Three Strangers is about fate and asks whether or not destiny already had it out for these three characters. Only Lorre realizes that fate is an excuse, that you have a choice and that this choice stems from the soul of your own person. Greenstreet and Fitzgerald never had a chance because they mistook destiny for their own greedy gait which only left one path for their ends.

The film’s middle section gets away from the main three and there are troublingly less engaging times to be had when ten minutes pass and we haven’t seen Lorre, Greenstreet or Fitzgerald. But when it concentrates on any or all of them, each gets their chance to play the hell out of their parts. The film is a study of nefarious deeds and the relentlessness that comes with unknowingly digging one’s own fateful grave. Negulesco gives the film a dreamlike connective tissue which feels like an upper hand moving the chess pieces of fate into place.

The Verdict

#105. The Verdict (1946, Siegel)
Don Siegel, who would go on to direct Dirty Harry, Two Mules for Sister Sara and much more in future decades, gets off to a formidable start with this fog-strewn whodunit set in London starring Peter Lorre and Sydney Greenstreet. Its twist ending is relatively evident but that in no way takes away from The Verdict and the revelation still lands. In another film, the plot set-up would lay the cobblestones for a shot at redemption. Here, it sets up a suicide run.

Lorre, playing another man who loves to dilly-dally with alcohol, is tops as usual. Really, the whole thing is a great yarn. At this point, it’s become a grand ambition in my life to be a Lorre/Greenstreet afficianado. Films with Lorre and Greenstreet headlining are more than worth seeking out, first for their existence and second because they are wonderful fare. I fear I’ve seen the best of them, although I hear great things about The Mask of Dimitrios.

Alice

Reintroduction #32:
Alice (1988, Svankmajer)
First Seen in: 2009
While fairy tales and unrelated cousins, such as Lewis Carroll’s works, inaccurately get categorized as fairy tales and continue to be trendily bastardized into lazy old forms, I went back to visit what is easily my favorite adaptation of Lewis Carroll’s classic. This is another film I’d love to write about at length someday.
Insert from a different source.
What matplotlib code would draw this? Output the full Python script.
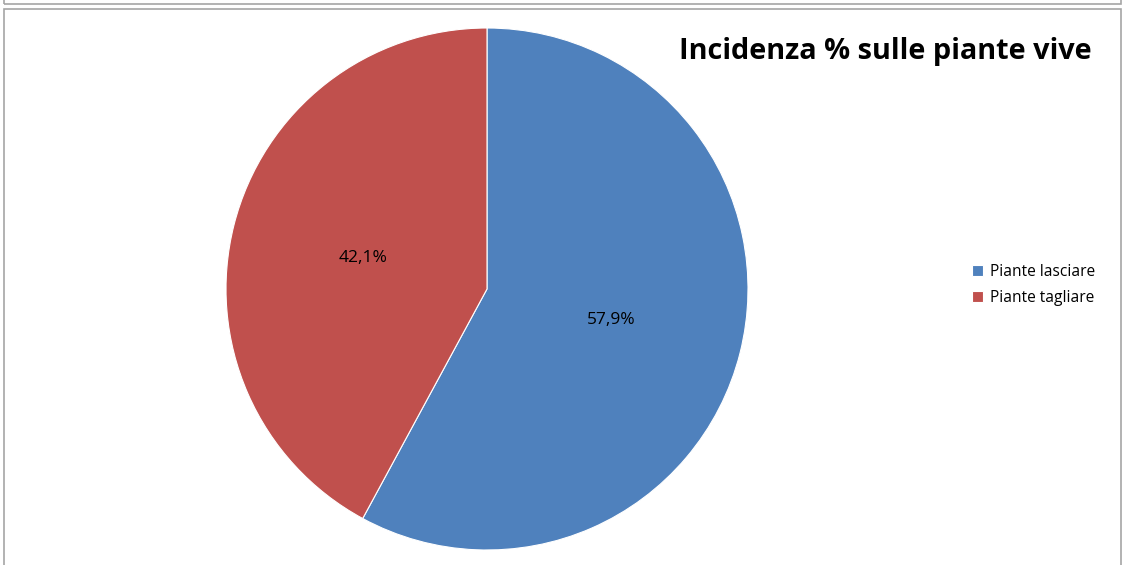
"""Pie chart: incidenza % sulle piante vive."""
import matplotlib.pyplot as plt
from matplotlib.patches import Rectangle

labels = ["Piante lasciare", "Piante tagliare"]
values = [57.9, 42.1]
colors = ["#4f81bd", "#c0504d"]

W, H = 1125, 565
fig = plt.figure(figsize=(W / 100, H / 100), dpi=100)

# Frames (pixel coords, origin top-left).
def frame(x0, y0, x1, y1):
    fig.patches.append(Rectangle((x0 / W, 1 - y1 / H), (x1 - x0) / W,
                                 (y1 - y0) / H, transform=fig.transFigure,
                                 fill=False, edgecolor="#a6a6a6", lw=1.2))

frame(4, -20, 1121, 3.5)
frame(4, 8.5, 1121, 600)

cx, cy, r = 487, 289, 261
ax = fig.add_axes([(cx - r) / W, 1 - (cy + r) / H, 2 * r / W, 2 * r / H])
wedges, _, autotexts = ax.pie(
    values, colors=colors, startangle=90, counterclock=False,
    autopct=lambda p: f"{p:.1f}%".replace(".", ","), pctdistance=0.49,
    wedgeprops=dict(edgecolor="white", linewidth=0.8),
    textprops=dict(fontsize=12.5, family="Open Sans"))
ax.set_xlim(-1, 1)
ax.set_ylim(-1, 1)
ax.set_aspect("equal")
ax.axis("off")

fig.text(1092 / W, 1 - 51 / H, "Incidenza % sulle piante vive",
         ha="right", va="center", fontsize=20.8, fontweight="bold",
         family="Open Sans")

fig.legend(wedges, labels, loc="center left",
           bbox_to_anchor=(958 / W, 1 - 285 / H), frameon=False,
           handlelength=0.7, handleheight=0.7, handletextpad=0.45,
           labelspacing=0.6, prop=dict(family="Open Sans", size=11.2))

fig.savefig("out.png", dpi=100)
For now, a quick basic gathering of thoughts will suffice.

To be clear, Alice isn’t a full-on adaptation and the credits even state ‘inspired by…’. It’s amusing that the most artistically rewarding take on Carroll’s work is really a decayed skeletal recreation, nothing like the dainty fantasy of the book. For Svankmajer, there is no Wonderland; only shavings, nails, wood, bones, endless clutter, keys, pebbles and the like within a decomposing house. There’s nothing wondrous or magical here in the traditional sense. The world of Alice is constructed out of a fascination with found objects, and with Svankmajer’s bizarrely unforgettable and literally eye-popping stop-motion mastery. The sound design is as crucial to Alice as the visuals are, calling attention to itself in an out-of-step way, purposely existing on a different plane.

The magic of Alice is undoubtedly in Svankmajer’s stop-motion work,which brings sawdust-stuffed rabbits, socks, skeletons, cards, leaves and dolls to unsettling life. It makes the power of Alice what we discover through sight and sound. There’s little-to-no dialogue, which is all told in narration and purposely dubbed over in English. The story is stripped to its abstract subconscious guts and thrown at us in dreamlike image after dreamlike image.
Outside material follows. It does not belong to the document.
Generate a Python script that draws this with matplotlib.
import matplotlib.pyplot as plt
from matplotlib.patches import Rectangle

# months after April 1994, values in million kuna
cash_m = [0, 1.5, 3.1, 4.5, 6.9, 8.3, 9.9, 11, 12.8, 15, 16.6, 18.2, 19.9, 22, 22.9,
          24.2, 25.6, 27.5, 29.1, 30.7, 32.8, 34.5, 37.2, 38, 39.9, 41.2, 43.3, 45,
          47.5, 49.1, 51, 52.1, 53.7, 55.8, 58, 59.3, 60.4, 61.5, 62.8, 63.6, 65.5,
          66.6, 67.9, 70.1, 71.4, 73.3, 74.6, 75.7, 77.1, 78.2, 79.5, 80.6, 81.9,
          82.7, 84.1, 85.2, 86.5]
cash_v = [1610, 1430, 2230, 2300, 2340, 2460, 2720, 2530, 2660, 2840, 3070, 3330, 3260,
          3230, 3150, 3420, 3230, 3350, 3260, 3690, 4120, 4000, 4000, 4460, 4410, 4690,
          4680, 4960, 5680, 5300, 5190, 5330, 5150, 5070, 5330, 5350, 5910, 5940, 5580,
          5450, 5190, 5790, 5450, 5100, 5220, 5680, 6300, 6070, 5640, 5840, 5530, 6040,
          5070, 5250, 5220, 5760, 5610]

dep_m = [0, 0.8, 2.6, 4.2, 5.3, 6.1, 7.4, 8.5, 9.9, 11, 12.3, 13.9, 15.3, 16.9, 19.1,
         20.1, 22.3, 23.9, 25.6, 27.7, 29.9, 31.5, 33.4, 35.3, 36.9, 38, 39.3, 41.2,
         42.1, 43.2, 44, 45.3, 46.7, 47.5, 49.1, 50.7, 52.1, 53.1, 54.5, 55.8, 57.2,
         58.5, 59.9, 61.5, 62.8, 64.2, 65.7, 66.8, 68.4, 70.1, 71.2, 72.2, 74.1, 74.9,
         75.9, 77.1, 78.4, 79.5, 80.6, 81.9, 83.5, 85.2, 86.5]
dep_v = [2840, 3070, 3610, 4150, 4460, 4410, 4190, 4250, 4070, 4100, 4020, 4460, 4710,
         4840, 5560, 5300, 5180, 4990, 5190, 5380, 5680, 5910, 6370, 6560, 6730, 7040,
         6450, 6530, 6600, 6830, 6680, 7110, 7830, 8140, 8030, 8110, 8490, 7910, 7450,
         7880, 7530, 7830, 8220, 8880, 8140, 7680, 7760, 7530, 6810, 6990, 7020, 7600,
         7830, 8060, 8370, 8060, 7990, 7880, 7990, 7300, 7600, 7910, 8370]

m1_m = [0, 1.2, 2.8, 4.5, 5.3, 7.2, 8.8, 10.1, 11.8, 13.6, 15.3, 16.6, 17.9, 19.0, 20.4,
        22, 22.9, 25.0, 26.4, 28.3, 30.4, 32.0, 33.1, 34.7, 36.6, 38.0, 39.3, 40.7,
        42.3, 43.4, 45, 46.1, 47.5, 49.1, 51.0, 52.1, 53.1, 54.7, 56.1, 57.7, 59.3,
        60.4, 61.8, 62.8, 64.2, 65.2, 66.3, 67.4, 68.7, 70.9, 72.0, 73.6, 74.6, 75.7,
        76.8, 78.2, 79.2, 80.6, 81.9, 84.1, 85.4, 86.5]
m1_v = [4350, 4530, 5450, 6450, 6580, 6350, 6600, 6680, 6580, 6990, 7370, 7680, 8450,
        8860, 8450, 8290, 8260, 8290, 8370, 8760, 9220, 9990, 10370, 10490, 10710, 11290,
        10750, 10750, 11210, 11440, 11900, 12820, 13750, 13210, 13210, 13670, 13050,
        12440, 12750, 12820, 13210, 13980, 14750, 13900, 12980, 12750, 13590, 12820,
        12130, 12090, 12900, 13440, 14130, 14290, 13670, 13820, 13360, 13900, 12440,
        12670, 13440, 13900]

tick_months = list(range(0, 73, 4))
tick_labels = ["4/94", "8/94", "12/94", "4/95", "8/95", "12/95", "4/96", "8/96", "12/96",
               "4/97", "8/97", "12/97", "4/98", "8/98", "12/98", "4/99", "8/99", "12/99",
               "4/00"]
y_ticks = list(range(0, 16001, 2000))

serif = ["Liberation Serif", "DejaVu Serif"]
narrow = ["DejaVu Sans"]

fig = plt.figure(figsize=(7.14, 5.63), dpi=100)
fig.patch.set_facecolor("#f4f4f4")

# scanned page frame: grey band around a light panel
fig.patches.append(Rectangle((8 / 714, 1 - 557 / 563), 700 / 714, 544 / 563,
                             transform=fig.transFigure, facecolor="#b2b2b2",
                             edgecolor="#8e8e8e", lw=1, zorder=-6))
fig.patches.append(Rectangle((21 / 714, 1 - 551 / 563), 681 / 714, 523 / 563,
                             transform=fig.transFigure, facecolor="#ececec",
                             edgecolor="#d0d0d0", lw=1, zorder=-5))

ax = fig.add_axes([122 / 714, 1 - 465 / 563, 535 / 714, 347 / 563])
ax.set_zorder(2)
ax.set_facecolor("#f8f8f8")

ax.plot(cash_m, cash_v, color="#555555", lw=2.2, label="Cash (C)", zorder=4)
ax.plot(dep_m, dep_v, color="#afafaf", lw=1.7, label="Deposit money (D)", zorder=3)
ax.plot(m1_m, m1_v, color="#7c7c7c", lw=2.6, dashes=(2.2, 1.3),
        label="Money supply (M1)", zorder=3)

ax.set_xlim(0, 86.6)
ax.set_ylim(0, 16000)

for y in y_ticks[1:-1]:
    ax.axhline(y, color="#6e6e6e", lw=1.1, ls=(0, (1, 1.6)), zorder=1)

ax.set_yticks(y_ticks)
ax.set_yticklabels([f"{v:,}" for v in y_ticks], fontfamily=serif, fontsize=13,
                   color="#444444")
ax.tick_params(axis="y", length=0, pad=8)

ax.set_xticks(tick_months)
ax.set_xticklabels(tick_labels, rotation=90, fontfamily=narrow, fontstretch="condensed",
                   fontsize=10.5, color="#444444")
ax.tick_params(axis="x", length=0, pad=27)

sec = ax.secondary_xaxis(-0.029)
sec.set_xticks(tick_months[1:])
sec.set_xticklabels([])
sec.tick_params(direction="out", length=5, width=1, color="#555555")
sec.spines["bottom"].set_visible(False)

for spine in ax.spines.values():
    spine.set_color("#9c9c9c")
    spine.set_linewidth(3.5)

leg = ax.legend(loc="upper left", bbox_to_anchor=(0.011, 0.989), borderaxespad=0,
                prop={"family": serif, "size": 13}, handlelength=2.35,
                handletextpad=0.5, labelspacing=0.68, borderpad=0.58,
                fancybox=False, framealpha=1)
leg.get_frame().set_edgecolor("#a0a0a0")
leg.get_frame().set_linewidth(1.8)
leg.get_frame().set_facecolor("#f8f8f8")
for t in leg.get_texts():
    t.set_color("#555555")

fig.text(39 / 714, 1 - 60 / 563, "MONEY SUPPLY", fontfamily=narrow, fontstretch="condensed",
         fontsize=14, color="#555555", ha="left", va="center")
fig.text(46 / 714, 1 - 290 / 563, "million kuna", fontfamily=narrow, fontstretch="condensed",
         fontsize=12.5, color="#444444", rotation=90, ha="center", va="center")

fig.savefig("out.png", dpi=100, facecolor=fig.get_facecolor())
It comes back to Alice’s Adventures in Wonderland being inaccurately categorized as a fairy tale. Sure, a connection can be drawn to fairy tales in that there is a lesson to be learned, a parable at its fantasy-laced heart. Jan Svankmajer forgoes all of this for his first feature film, focusing instead on the dream state. Alice’s curiosity and the art of nonsense is distilled into pure uncut image and sound, and as an audience our understanding of the possible is newly awakened.